Arbitrators who serve in class arbitrations should fulfill the unique procedural and substantive objectives of class actions while providing the efficiencies expected of arbitration proceedings.
I. ACCEPTING AN APPOINTMENT TO SERVE AS AN ARBITRATOR IN A CLASS ARBITRATION
Arbitrators should not accept an appointment to serve in class proceedings unless they believe they are sufficiently qualified to manage all procedural steps through the issuance of a final award.

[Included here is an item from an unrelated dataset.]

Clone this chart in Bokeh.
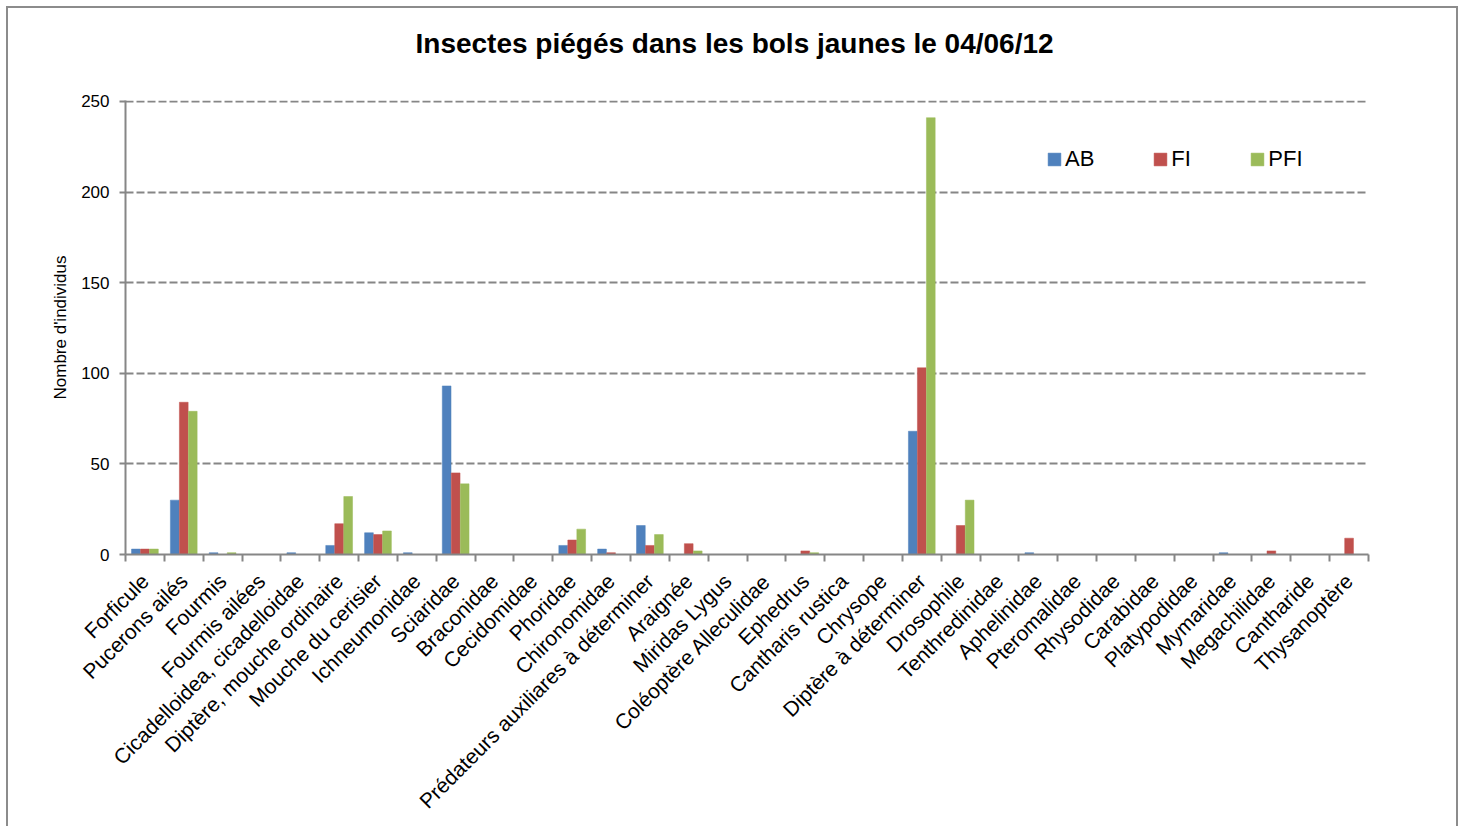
import math
from bokeh.plotting import figure
from bokeh.models import (Range1d, LinearAxis, FixedTicker, CustomJSTickFormatter,
                          Legend, LegendItem, ColumnDataSource, Grid, Title)
from bokeh.transform import dodge
from bokeh.embed import file_html
from bokeh.resources import INLINE

categories = ["Forficule", "Pucerons ailés", "Fourmis", "Fourmis ailées",
              "Cicadelloidea, cicadelloidae", "Diptère, mouche ordinaire",
              "Mouche du cerisier", "Ichneumonidae", "Sciaridae", "Braconidae",
              "Cecidomidae", "Phoridae", "Chironomidae",
              "Prédateurs auxiliares à déterminer", "Araignée", "Miridas Lygus",
              "Coléoptère Alleculidae", "Ephedrus", "Cantharis rustica", "Chrysope",
              "Diptère à déterminer", "Drosophile", "Tenthredinidae", "Aphelinidae",
              "Pteromalidae", "Rhysodidae", "Carabidae", "Platypodidae", "Mymaridae",
              "Megachilidae", "Cantharide", "Thysanoptère"]
AB = [3, 30, 1, 0, 1, 5, 12, 1, 93, 0, 0, 5, 3, 16, 0, 0, 0, 0, 0, 0,
      68, 0, 0, 1, 0, 0, 0, 0, 1, 0, 0, 0]
FI = [3, 84, 0, 0, 0, 17, 11, 0, 45, 0, 0, 8, 1, 5, 6, 0, 0, 2, 0, 0,
      103, 16, 0, 0, 0, 0, 0, 0, 0, 2, 0, 9]
PFI = [3, 79, 1, 0, 0, 32, 13, 0, 39, 0, 0, 14, 0, 11, 2, 0, 0, 1, 0, 0,
       241, 30, 0, 0, 0, 0, 0, 0, 0, 0, 0, 0]
series_names = ["AB", "FI", "PFI"]
series_colors = ["#4F81BD", "#C0504D", "#9BBB59"]
y_ticks = [0, 50, 100, 150, 200, 250]
title_text = "Insectes piégés dans les bols jaunes le 04/06/12"
y_label = "Nombre d'individus"

n = len(categories)
source = ColumnDataSource(dict(pos=[i + 0.5 for i in range(n)], AB=AB, FI=FI, PFI=PFI))

FONT = "Liberation Sans"
GRAY = "#868686"

# canvas starts at page (8, 8) because of the margin + border below
p = figure(width=1452, height=820, x_range=Range1d(0, n), y_range=Range1d(0, 250.5),
           output_backend="svg", toolbar_location=None,
           x_axis_location=None, y_axis_location=None,
           min_border_left=117, min_border_right=92, min_border_top=92,
           min_border_bottom=274)
p.center = [r for r in p.center if not isinstance(r, Grid)]
p.outline_line_color = None
p.background_fill_color = "white"
p.border_fill_color = "white"
p.styles = {"border": "2px solid #8c8c8c", "border-bottom": "none",
            "margin": "6px 0 0 6px"}

# main title (outermost panel)
p.title.text = title_text
p.title.align = "left"
p.title.offset = 290
p.title.standoff = 0
p.title.text_font = FONT
p.title.text_font_size = "28px"
p.title.text_font_style = "bold"
p.title.text_color = "black"

# small spacer panel between the frame and the title
spacer = Title(text=" ", text_font_size="1px", standoff=39)
p.add_layout(spacer, "above")

# y axis
yaxis = LinearAxis(ticker=FixedTicker(ticks=y_ticks, minor_ticks=[]))
yaxis.axis_line_color = GRAY
yaxis.axis_line_width = 2
yaxis.major_tick_line_color = GRAY
yaxis.major_tick_line_width = 2
yaxis.major_tick_in = 0
yaxis.major_tick_out = 6
yaxis.minor_tick_line_color = None
yaxis.major_label_text_font = FONT
yaxis.major_label_text_font_size = "17px"
yaxis.major_label_text_color = "black"
yaxis.major_label_standoff = 10
yaxis.axis_label = y_label
yaxis.axis_label_text_font = FONT
yaxis.axis_label_text_font_size = "17px"
yaxis.axis_label_text_font_style = "normal"
yaxis.axis_label_text_color = "black"
yaxis.axis_label_standoff = 8
p.add_layout(yaxis, "left")

# x axis: labels at category centres, ticks at boundaries
xaxis = LinearAxis(ticker=FixedTicker(ticks=[i + 0.5 for i in range(n)],
                                      minor_ticks=list(range(n + 1))))
xaxis.formatter = CustomJSTickFormatter(args=dict(names=categories),
                                        code="return names[Math.floor(tick)];")
xaxis.axis_line_color = GRAY
xaxis.axis_line_width = 2
xaxis.major_tick_line_color = None
xaxis.minor_tick_line_color = GRAY
xaxis.minor_tick_line_width = 2
xaxis.minor_tick_in = 0
xaxis.minor_tick_out = 7
xaxis.major_tick_in = 0
xaxis.major_tick_out = 0
xaxis.major_label_orientation = math.pi / 4
xaxis.major_label_text_font = FONT
xaxis.major_label_text_font_size = "21px"
xaxis.major_label_text_color = "black"
xaxis.major_label_standoff = 16
p.add_layout(xaxis, "below")

grid = Grid(dimension=1, ticker=yaxis.ticker)
grid.grid_line_color = GRAY
grid.grid_line_width = 2
grid.grid_line_dash = "8 3"
p.add_layout(grid)

offsets = [-0.232, 0.0, 0.232]
renderers = []
for name, color, off in zip(series_names, series_colors, offsets):
    r = p.vbar(x=dodge("pos", off), top=name, width=0.225, bottom=0, source=source,
               fill_color=color, line_color=color, line_width=0.5)
    renderers.append(r)

legend = Legend(items=[LegendItem(label=nm, renderers=[r]) for nm, r in zip(series_names, renderers)],
                orientation="horizontal", location=(921, 382),
                border_line_color=None, background_fill_alpha=0,
                glyph_width=16, glyph_height=16, label_standoff=3, spacing=58,
                label_text_font=FONT, label_text_font_size="22px",
                label_text_color="black", padding=0, margin=0)
p.add_layout(legend)

open("out.html", "w").write(file_html(p, INLINE))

As a result of a recent series of decisions by the United States Supreme Court, the future of class arbitration is very much in doubt. The Court’s rulings, including decisions that enforce arbitration clauses expressly prohibiting participation in class arbitrations, have dramatically changed the legal analytical framework regarding the circumstances under which class arbitrations may be maintained. These changes could not have been anticipated in 2003 when the Court held in a plurality opinion that it was up to arbitrators to determine whether an arbitration agreement permitted a class arbitration. See Greentree Fin. Corp. v. Bazzle, 539 U.S. 444 (2003). As a consequence, beginning with the Supreme Court’s decision in Stolt-Nielsen S.A. v. AnimalFeeds International Corp., 130 S. Ct. 1758, the number of class arbitration cases filed with the AAA, which total more than 350 since 2003, has dwindled on an annual basis to 36 in 2011, 22 in 2012, and 13 through June 2013.